GIVEN RECORDS:

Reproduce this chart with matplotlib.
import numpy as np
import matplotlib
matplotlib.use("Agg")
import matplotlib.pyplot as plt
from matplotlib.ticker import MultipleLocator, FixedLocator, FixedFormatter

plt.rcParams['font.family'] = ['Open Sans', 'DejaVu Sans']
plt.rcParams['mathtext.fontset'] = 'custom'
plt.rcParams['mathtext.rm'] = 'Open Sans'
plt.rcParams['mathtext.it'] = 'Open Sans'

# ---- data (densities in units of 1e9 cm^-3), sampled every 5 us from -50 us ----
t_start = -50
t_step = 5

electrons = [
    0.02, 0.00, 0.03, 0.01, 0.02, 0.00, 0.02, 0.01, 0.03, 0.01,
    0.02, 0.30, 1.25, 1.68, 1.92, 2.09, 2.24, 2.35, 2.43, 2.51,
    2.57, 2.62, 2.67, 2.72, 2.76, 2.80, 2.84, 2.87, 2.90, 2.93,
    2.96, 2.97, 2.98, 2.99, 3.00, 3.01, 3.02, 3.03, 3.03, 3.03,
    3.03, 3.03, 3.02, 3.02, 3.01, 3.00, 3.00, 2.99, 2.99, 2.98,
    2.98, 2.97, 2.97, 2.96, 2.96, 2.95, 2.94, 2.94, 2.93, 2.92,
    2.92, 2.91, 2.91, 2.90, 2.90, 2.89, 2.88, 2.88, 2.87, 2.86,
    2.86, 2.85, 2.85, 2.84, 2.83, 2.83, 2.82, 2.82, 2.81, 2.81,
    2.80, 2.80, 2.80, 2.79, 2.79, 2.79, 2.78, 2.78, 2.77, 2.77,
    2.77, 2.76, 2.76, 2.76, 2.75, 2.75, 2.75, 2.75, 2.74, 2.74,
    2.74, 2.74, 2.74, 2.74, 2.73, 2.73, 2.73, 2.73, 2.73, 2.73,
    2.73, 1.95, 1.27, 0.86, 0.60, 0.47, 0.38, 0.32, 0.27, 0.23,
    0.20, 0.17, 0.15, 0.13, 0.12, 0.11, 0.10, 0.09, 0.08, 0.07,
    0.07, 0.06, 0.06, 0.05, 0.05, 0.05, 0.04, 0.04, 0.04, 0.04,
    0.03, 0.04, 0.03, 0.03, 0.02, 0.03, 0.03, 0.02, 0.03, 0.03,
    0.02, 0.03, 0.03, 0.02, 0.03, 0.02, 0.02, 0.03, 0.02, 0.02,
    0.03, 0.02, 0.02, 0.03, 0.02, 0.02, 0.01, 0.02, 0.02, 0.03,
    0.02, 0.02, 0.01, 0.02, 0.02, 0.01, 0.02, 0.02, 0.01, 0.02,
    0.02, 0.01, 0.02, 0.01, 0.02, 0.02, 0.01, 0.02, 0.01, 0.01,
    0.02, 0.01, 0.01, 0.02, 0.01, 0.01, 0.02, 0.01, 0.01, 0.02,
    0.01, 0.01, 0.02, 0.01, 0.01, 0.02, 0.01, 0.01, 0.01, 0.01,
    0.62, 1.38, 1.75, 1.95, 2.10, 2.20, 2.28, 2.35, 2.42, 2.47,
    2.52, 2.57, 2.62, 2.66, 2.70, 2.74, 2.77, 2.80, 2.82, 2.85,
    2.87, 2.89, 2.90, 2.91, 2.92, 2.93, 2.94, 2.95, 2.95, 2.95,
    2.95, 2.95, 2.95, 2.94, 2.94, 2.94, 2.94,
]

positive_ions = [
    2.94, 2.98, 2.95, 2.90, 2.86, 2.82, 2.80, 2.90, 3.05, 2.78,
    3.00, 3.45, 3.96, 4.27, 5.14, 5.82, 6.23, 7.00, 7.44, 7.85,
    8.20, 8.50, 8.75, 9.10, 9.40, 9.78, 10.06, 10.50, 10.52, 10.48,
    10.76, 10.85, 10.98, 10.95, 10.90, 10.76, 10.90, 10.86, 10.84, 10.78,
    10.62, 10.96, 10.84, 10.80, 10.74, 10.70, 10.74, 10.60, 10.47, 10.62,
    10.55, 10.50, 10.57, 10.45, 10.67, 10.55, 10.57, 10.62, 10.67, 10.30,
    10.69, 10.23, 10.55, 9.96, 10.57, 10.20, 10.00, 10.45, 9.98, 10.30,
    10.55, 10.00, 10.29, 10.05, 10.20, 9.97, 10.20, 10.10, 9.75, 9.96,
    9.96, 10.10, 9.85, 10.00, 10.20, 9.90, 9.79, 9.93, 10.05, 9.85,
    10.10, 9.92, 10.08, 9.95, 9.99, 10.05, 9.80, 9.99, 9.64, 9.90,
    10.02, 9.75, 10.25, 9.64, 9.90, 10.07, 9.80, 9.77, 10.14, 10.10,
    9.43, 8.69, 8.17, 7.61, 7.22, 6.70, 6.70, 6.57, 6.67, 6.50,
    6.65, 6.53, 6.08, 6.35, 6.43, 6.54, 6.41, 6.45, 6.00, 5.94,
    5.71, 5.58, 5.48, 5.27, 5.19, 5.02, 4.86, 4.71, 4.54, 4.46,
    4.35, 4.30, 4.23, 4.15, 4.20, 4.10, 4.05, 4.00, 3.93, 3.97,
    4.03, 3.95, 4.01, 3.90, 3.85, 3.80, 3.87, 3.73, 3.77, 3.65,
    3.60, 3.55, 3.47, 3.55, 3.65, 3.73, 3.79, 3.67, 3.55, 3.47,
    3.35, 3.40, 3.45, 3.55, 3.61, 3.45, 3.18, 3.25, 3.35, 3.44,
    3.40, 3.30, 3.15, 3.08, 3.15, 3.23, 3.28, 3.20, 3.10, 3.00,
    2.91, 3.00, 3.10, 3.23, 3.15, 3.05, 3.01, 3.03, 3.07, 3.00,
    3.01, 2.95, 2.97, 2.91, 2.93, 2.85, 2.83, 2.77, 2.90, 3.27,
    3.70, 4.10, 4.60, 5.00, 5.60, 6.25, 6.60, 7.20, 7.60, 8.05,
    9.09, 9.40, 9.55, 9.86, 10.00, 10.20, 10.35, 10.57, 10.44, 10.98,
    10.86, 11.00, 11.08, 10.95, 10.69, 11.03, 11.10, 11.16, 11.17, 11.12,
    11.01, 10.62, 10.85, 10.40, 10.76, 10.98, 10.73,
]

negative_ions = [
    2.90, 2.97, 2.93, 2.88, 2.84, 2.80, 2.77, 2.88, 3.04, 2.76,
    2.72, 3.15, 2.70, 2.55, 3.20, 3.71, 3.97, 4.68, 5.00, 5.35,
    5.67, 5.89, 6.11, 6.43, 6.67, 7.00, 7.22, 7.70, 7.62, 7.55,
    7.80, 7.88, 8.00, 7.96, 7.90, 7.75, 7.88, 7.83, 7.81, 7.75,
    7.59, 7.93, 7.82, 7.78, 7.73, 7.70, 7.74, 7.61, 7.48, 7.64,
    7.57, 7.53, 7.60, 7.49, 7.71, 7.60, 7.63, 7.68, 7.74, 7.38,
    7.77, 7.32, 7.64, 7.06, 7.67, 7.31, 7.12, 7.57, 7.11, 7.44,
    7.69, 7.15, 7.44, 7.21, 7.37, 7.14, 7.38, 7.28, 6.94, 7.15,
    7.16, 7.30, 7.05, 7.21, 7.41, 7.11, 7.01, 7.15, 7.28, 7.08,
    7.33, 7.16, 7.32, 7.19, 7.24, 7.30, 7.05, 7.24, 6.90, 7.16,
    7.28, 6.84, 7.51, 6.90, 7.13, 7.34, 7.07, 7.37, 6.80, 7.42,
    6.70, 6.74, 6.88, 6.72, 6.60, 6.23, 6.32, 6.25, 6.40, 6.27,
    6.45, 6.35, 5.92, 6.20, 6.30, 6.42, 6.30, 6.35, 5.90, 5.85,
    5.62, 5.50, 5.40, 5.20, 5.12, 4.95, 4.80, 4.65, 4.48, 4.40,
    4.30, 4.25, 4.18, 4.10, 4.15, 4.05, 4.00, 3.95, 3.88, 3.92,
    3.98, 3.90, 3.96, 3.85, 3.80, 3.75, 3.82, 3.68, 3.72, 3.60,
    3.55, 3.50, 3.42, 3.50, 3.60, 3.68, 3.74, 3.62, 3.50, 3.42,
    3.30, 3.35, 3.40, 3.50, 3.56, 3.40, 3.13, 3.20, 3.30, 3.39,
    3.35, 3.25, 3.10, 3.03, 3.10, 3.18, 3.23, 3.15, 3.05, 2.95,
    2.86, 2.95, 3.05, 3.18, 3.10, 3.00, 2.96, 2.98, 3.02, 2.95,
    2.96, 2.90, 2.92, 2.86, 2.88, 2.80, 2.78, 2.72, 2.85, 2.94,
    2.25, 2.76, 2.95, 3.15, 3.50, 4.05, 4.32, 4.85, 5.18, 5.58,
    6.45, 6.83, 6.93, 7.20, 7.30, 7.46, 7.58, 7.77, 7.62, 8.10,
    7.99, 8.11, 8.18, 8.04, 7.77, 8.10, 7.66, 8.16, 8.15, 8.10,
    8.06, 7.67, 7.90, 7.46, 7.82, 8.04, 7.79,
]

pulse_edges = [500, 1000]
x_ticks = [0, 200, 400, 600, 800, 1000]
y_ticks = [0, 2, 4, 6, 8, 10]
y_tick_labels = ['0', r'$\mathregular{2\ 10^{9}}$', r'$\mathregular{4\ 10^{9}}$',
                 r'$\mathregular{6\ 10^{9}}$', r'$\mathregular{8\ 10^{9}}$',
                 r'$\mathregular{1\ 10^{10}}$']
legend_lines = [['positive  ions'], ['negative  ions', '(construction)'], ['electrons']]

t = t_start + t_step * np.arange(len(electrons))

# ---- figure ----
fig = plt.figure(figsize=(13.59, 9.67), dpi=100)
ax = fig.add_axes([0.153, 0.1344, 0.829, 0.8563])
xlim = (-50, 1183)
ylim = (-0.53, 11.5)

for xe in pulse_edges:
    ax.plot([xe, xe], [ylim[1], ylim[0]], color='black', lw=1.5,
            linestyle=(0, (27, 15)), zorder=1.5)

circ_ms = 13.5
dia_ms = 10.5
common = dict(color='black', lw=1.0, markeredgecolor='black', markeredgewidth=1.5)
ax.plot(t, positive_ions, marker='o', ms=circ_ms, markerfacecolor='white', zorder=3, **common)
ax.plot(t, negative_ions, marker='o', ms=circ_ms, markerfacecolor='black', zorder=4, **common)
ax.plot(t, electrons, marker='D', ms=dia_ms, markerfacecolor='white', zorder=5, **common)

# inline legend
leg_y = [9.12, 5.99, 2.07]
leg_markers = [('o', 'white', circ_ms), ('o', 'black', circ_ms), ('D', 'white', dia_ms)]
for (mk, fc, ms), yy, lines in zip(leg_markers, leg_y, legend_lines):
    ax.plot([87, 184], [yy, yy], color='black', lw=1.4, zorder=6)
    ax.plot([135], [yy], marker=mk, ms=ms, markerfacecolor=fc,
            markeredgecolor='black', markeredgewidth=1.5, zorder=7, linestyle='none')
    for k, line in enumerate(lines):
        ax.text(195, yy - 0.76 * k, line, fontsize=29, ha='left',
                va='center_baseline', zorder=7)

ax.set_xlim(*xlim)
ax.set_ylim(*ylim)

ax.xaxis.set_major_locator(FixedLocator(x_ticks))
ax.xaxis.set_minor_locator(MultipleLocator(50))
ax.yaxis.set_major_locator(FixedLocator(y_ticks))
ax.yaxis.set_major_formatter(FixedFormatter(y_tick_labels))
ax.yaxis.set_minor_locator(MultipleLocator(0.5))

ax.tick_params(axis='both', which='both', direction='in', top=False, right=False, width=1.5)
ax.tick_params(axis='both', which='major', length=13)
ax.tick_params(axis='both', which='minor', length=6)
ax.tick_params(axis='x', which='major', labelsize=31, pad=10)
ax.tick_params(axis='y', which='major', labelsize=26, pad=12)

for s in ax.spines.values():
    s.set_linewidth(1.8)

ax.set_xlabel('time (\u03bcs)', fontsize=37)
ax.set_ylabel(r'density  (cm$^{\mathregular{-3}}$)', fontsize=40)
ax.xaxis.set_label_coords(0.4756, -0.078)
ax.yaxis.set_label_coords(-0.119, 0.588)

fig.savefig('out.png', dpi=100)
* * *
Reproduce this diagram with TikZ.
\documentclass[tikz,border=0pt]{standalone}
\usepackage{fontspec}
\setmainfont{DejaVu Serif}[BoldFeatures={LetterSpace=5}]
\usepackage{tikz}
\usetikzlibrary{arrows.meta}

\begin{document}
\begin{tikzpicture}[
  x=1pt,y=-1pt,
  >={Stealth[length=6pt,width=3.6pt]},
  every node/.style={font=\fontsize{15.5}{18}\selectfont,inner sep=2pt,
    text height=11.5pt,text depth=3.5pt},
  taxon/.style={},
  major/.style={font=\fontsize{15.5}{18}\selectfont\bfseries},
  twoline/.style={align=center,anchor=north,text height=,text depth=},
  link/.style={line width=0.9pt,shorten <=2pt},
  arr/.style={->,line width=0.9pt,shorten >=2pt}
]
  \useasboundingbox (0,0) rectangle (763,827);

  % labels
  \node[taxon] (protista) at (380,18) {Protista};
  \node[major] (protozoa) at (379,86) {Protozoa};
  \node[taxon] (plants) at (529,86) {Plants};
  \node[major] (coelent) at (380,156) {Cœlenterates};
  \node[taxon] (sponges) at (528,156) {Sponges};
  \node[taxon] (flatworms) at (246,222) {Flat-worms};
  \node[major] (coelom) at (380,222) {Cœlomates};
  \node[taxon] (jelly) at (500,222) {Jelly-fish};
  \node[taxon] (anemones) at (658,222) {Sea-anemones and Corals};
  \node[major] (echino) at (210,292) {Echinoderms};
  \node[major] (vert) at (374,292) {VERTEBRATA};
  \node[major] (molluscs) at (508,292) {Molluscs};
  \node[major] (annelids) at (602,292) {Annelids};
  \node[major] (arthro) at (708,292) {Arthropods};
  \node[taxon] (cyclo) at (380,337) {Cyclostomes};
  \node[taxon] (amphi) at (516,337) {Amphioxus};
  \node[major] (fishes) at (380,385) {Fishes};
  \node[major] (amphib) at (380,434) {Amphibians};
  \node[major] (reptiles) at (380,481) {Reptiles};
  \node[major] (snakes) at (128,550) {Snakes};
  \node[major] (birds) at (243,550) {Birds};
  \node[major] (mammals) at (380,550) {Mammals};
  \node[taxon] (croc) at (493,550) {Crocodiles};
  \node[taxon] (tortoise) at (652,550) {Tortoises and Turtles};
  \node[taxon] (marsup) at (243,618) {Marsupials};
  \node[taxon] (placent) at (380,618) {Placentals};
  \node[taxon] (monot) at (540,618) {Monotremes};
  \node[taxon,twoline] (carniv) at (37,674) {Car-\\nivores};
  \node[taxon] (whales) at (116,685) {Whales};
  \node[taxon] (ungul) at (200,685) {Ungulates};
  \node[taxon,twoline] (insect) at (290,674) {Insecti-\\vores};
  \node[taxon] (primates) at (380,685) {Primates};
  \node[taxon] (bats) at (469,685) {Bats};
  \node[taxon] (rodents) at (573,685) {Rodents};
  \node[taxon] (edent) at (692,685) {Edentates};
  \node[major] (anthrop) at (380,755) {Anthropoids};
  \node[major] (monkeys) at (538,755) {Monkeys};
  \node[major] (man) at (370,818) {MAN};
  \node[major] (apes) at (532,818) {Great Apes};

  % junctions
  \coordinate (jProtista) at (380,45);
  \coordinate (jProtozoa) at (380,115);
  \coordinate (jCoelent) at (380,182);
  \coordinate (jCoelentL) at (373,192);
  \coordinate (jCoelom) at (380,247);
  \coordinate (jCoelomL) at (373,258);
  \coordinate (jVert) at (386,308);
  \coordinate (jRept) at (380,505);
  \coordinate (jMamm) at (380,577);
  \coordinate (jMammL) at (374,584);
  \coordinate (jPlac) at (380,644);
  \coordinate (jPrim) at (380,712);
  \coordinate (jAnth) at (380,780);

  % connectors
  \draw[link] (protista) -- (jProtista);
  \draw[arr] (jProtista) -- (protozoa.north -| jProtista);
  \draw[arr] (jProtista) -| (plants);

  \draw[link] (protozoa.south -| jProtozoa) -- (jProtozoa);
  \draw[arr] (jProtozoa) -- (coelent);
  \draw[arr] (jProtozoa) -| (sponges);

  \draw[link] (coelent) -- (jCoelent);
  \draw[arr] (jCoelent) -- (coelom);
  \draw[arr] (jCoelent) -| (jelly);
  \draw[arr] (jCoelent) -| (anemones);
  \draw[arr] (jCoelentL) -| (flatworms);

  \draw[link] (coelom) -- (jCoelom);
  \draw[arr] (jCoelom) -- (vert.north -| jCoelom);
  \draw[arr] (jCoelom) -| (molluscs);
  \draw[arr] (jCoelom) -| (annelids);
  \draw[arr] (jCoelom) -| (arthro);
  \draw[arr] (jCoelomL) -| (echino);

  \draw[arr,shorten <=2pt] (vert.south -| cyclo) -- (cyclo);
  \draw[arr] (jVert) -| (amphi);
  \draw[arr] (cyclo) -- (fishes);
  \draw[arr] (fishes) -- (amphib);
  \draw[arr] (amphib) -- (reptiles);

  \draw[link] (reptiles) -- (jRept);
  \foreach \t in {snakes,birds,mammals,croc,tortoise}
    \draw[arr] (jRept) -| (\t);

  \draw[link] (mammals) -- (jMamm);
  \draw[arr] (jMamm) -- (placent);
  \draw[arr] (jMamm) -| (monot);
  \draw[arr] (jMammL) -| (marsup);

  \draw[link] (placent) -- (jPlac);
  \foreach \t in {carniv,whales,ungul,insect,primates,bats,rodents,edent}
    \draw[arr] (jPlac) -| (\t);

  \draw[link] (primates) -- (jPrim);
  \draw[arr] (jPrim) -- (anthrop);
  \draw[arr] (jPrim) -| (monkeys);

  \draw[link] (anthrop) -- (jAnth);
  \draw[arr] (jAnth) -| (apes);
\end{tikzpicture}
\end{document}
---
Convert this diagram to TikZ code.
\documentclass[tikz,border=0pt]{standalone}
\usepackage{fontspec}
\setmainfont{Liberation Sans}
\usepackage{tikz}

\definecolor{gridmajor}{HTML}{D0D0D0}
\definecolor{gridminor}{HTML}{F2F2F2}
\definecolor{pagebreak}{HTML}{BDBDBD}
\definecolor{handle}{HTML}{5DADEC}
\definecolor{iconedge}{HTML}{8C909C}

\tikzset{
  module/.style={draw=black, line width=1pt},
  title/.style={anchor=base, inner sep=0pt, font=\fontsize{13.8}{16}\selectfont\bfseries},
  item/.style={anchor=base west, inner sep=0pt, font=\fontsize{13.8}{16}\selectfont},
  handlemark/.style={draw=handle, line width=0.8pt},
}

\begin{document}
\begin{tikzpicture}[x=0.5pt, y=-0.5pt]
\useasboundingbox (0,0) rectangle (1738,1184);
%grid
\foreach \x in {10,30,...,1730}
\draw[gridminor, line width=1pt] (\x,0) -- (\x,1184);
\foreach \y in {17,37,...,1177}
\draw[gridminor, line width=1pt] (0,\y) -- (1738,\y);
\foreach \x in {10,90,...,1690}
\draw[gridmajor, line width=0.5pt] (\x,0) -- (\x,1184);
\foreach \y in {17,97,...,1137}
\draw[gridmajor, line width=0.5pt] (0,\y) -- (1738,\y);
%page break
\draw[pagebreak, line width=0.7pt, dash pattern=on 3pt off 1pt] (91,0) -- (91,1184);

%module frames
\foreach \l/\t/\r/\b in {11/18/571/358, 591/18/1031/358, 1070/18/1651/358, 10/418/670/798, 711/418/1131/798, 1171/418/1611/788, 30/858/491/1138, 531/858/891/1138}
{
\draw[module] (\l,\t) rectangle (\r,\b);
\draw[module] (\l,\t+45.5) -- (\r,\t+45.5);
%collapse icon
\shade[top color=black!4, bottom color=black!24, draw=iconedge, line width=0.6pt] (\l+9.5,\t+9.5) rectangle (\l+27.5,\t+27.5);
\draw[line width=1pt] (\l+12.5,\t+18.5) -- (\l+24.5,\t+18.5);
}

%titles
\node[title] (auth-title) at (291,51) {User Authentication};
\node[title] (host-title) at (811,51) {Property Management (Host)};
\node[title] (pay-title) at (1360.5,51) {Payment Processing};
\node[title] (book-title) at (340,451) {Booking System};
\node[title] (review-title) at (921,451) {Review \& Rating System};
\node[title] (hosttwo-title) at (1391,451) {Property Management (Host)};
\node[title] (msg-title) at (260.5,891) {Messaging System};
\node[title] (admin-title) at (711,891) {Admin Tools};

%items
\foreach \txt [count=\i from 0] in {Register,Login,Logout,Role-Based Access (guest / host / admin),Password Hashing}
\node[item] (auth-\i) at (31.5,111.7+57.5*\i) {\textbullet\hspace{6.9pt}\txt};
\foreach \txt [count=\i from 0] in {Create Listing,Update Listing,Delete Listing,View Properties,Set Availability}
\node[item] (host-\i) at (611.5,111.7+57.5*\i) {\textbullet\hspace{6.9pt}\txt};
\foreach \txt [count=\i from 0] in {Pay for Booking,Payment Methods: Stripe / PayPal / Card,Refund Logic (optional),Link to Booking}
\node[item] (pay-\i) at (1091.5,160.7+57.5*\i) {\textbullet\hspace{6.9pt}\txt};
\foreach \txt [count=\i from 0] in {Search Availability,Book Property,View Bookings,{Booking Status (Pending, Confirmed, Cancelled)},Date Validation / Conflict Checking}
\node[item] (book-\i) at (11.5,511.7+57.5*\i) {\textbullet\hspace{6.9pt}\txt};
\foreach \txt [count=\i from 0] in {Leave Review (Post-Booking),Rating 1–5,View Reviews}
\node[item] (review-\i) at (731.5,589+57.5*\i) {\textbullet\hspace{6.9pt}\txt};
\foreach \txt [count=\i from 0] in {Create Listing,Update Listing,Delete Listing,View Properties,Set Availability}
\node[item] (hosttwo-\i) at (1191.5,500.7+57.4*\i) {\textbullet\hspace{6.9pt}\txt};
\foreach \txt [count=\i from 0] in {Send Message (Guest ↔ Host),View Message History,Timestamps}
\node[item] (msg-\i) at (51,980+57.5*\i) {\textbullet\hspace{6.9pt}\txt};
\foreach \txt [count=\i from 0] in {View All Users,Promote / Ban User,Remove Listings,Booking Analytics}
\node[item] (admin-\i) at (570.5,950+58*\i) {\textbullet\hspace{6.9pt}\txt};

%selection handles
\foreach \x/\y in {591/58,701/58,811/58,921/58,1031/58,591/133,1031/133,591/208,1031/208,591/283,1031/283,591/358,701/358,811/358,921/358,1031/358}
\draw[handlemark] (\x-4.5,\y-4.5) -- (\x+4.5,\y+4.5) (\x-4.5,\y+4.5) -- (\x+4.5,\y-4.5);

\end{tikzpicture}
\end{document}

WHAT IS BEING ASKED: Take the lines from the line with "Reproduce this diagram with TikZ." through the line with "(0,0) rectangle (763,827);", both ends included, and give them again exactly, with nothing else.

ANSWER IN FULL:
Reproduce this diagram with TikZ.
\documentclass[tikz,border=0pt]{standalone}
\usepackage{fontspec}
\setmainfont{DejaVu Serif}[BoldFeatures={LetterSpace=5}]
\usepackage{tikz}
\usetikzlibrary{arrows.meta}

\begin{document}
\begin{tikzpicture}[
  x=1pt,y=-1pt,
  >={Stealth[length=6pt,width=3.6pt]},
  every node/.style={font=\fontsize{15.5}{18}\selectfont,inner sep=2pt,
    text height=11.5pt,text depth=3.5pt},
  taxon/.style={},
  major/.style={font=\fontsize{15.5}{18}\selectfont\bfseries},
  twoline/.style={align=center,anchor=north,text height=,text depth=},
  link/.style={line width=0.9pt,shorten <=2pt},
  arr/.style={->,line width=0.9pt,shorten >=2pt}
]
  \useasboundingbox (0,0) rectangle (763,827);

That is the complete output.